Neste prisma, com o processo tributário não poderia ser diferente. Por se tratar de um ato administrativo, este tem como função formalizar os procedimentos inerentes à relação exercida entre o Fisco e o Contribuinte. Um exemplo clássico é a autuação de um contribuinte por uma suposta sonegação fiscal. Neste momento cabe ao fisco como representante estatal e gestor do processo administrativo fiscal, formalizar toda seqüência de atos administrativos, constituindo a obrigação tributária, porém observando todo arcabouço principiológico e legal que regem a matéria processual, dentre eles o princípio do contraditório e da ampla defesa, o princípio do devido processo legal dentre outros.

Com este mesmo entendimento, preleciona MARINS da seguinte forma:

“a etapa contenciosa (processual) caracteriza-se pelo aparecimento formalizado do conflito de interesses, isto é, transmuda-se a atividade administrativa de procedimento para processo no momento em que o contribuinte registra seu inconformismo com o ato praticado pela administração, seja ato de lançamento de tributo ou qualquer outro ato que, no seu entender, lhe cause gravame, como a aplicação de multa por suposto incumprimento de dever instrumental. A mera bilateralidade do procedimento não é suficiente para caracterizá-lo como processo. Pode haver participação do contribuinte na atividade formalizadora do tributo e isso se dá, por exemplo, quando este junta documentos contábeis que lhe foram solicitados ou quando comparece ao procedimento para esclarecer esta ou aquela conduta ou procedimento fiscal que tenha adotado na sua atividade privada. Até esse ponto não se fala em litigiosidade ou em conflito de interesse, até porque o Estado ainda não formalizou sua pretensão tributária. Há mero procedimento que apenas se encaminha para a formalização de determinada obrigação tributária (ato de lançamento). Após essa etapa, que se pode mostrar mais ou menos complexa, praticado o ato de lançamento e portanto, formalizada a pretensão fiscal do Estado, abre-se ao contribuinte a oportunidade de insurgência, momento em que, no prazo legalmente fixado, pode manifestar seu inconformismo com o ato exacional oferecendo sua impugnação, que é o ato formal do contribuinte em que este resiste administrativamente à pretensão tributária do fisco. A partir daí instaura-se verdadeiro processo informado por seus peculiares princípios (que são desdobramentos do due process of law) e delimita-se o instante, o momento em que se dá a alomorfia procedimento processo modificando a natureza jurídica do atuar administrativo.

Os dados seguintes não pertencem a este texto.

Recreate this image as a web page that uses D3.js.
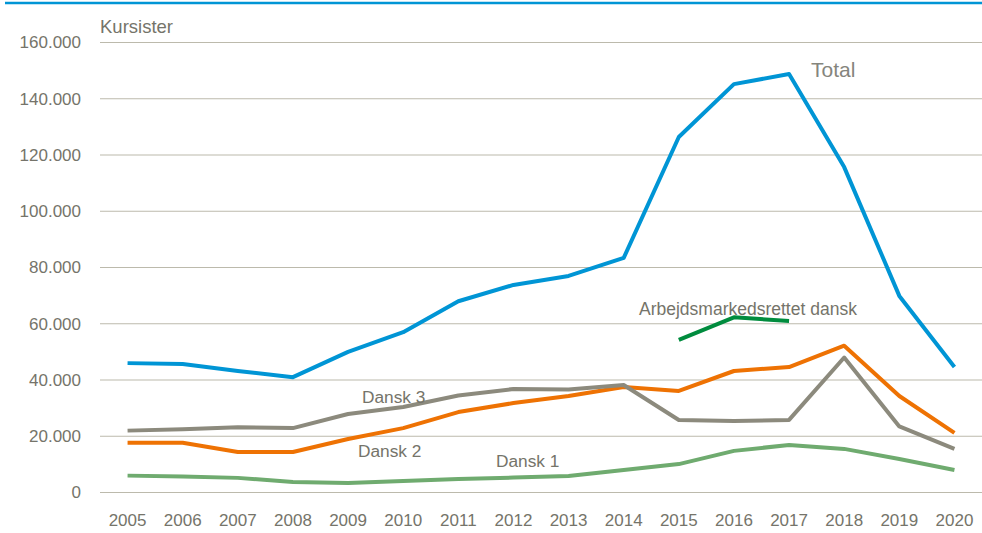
<!DOCTYPE html>
<html>
<head>
<meta charset="utf-8">
<script src="https://cdn.jsdelivr.net/npm/d3@7"></script>
<style>
  body { margin: 0; background: #fff; }
  text { font-family: "Liberation Sans", Arial, sans-serif; fill: #75746a; }
</style>
</head>
<body>
<svg id="chart" width="982" height="533"></svg>
<script>
// data
const years = ["2005","2006","2007","2008","2009","2010","2011","2012","2013","2014","2015","2016","2017","2018","2019","2020"];
const total  = [46000,45700,43200,41000,50000,57000,68000,73800,77000,83400,126400,145200,148800,115700,69900,44600];
const dansk3 = [22000,22500,23200,22900,27900,30400,34500,36800,36600,38200,25800,25400,25800,48000,23500,15500];
const dansk2 = [17700,17700,14400,14400,19000,22900,28600,31800,34300,37500,36100,43200,44600,52200,34300,21200];
const dansk1 = [6000,5700,5200,3700,3400,4100,4800,5300,5900,8000,10100,14800,16900,15500,11900,8000];
const arbejd = [null,null,null,null,null,null,null,null,null,null,54300,62300,61000,null,null,null];
const yTicks = [0,20000,40000,60000,80000,100000,120000,140000,160000];

const series = [
  { name: "Dansk 1", values: dansk1, color: "#6fab6f" },
  { name: "Dansk 2", values: dansk2, color: "#ee7203" },
  { name: "Dansk 3", values: dansk3, color: "#8c8a7d" },
  { name: "Arbejdsmarkedsrettet dansk", values: arbejd, color: "#008c3e" },
  { name: "Total", values: total, color: "#0095d5" }
];

const svg = d3.select("#chart");
const plot = { left: 100, right: 982, top: 42.5, bottom: 492.5 };

const x = d3.scalePoint().domain(years).range([plot.left, plot.right]).padding(0.5);
const y = d3.scaleLinear().domain([0, 160000]).range([plot.bottom, plot.top]);
const fmt = v => d3.format(",")(v).replace(/,/g, ".");

// top rule
svg.append("line")
  .attr("x1", 5).attr("x2", 982).attr("y1", 3).attr("y2", 3)
  .attr("stroke", "#0095d5").attr("stroke-width", 2.5);

// gridlines
svg.append("g").selectAll("line")
  .data(yTicks).join("line")
  .attr("x1", plot.left).attr("x2", plot.right)
  .attr("y1", d => y(d)).attr("y2", d => y(d))
  .attr("stroke", "#bcbaac").attr("stroke-width", 1.2);

// y labels
svg.append("g").selectAll("text")
  .data(yTicks).join("text")
  .attr("x", 81).attr("y", d => y(d))
  .attr("dy", "0.35em")
  .attr("text-anchor", "end")
  .attr("font-size", 17)
  .text(d => d === 0 ? "0" : fmt(d));

// x labels
svg.append("g").selectAll("text")
  .data(years).join("text")
  .attr("x", d => x(d)).attr("y", 526)
  .attr("text-anchor", "middle")
  .attr("font-size", 17)
  .text(d => d);

svg.append("text")
  .attr("x", 100).attr("y", 33)
  .attr("font-size", 18.5)
  .text("Kursister");

// lines
const line = d3.line()
  .defined(d => d.v != null)
  .x(d => x(d.year))
  .y(d => y(d.v));

svg.append("g").selectAll("path")
  .data(series).join("path")
  .attr("fill", "none")
  .attr("stroke", d => d.color)
  .attr("stroke-width", 4)
  .attr("stroke-linejoin", "round")
  .attr("d", d => line(d.values.map((v, i) => ({ year: years[i], v }))));

// series labels
const labels = [
  { text: "Total", x: 811, y: 77, size: 21, color: "#85857d" },
  { text: "Arbejdsmarkedsrettet dansk", x: 639, y: 315, size: 17.5, color: "#75746a" },
  { text: "Dansk 3", x: 362, y: 403, size: 17.3, color: "#75746a" },
  { text: "Dansk 2", x: 358, y: 457, size: 17.3, color: "#75746a" },
  { text: "Dansk 1", x: 496, y: 467, size: 17.3, color: "#75746a" }
];
svg.append("g").selectAll("text")
  .data(labels).join("text")
  .attr("x", d => d.x).attr("y", d => d.y)
  .attr("font-size", d => d.size)
  .style("fill", d => d.color)
  .text(d => d.text);
</script>
</body>
</html>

E em modo objetivo preleciona o mesmo autor:

“o processo administrativo tributário contempla o conjunto de normas que disciplinam o regime jurídico processual aplicável às lides tributárias deduzidas perante a administração pública (pretensões tributárias e punitivas do Estado impugnadas administrativamente pelo contribuinte). Integra, ao lado do Processo Judicial Tributário, o Direito Processual Tributário.”

De forma elucidativa, Hugo de Brito machado divide o processo administrativo tributário em cinco espécies sendo estas a seguintes modalidades:

a) determinação e exigência do crédito tributário;
b) consulta;
c) repetição de indébito;
d) parcelamento de débito;
e) reconhecimento de direitos.

Quanto ao procedimento processual administrativo, o mesmo pode ser entendido como uma universalidade de “formalidades que devem ser observadas para a prática de certos atos administrativos, equivale ao rito, a forma de proceder; o procedimento se desenvolve dentro de um processo administrativo” , não sendo diferente na área do processo administrativo fiscal;

Sendo assim, denotamos que o procedimento administrativo fiscal, são atos específicos que em conjunto consolida a formalização do processo.

A título exemplificativo de procedimentos fiscais podemos ressaltar o art. 7° do Decreto 70.235/72 que assim se manifesta:

Art. 7º O procedimento fiscal tem início com:

I – o primeiro ato de ofício, escrito, praticado por servidor competente, cientificado o sujeito passivo da obrigação tributária ou seu preposto;
II – a apreensão de mercadorias, documentos e livro;
III – o começo de despacho aduaneiro de mercadoria importada.

Pelo todo exposto, entendemos que os dois institutos em referência partem de premissas totalmente diferentes, sendo o processo o “corpo” da manifestação estatal na relação fiscal, e o procedimento a “vida” que da movimentação ao corpo processual.

Bibliografia
BRASIL, Decreto-Lei 70.235 de 06 de março de 1972
BRASIL, Lei n° 5.172 de 25 de outubro de 1966.
DI PIETRO, Maria Sylvia Zanella. Direito administrativo. 21° Ed- São Paulo: Atlas, 2008.
MACHADO, Hugo de Brito. Curso de Direito Tributário. 24° Ed. São Paulo: Malheiros, 2004.
MARINS, James. Direito processual tributário brasileiro (administrativo e judicial). São Paulo: Dialética, 1993.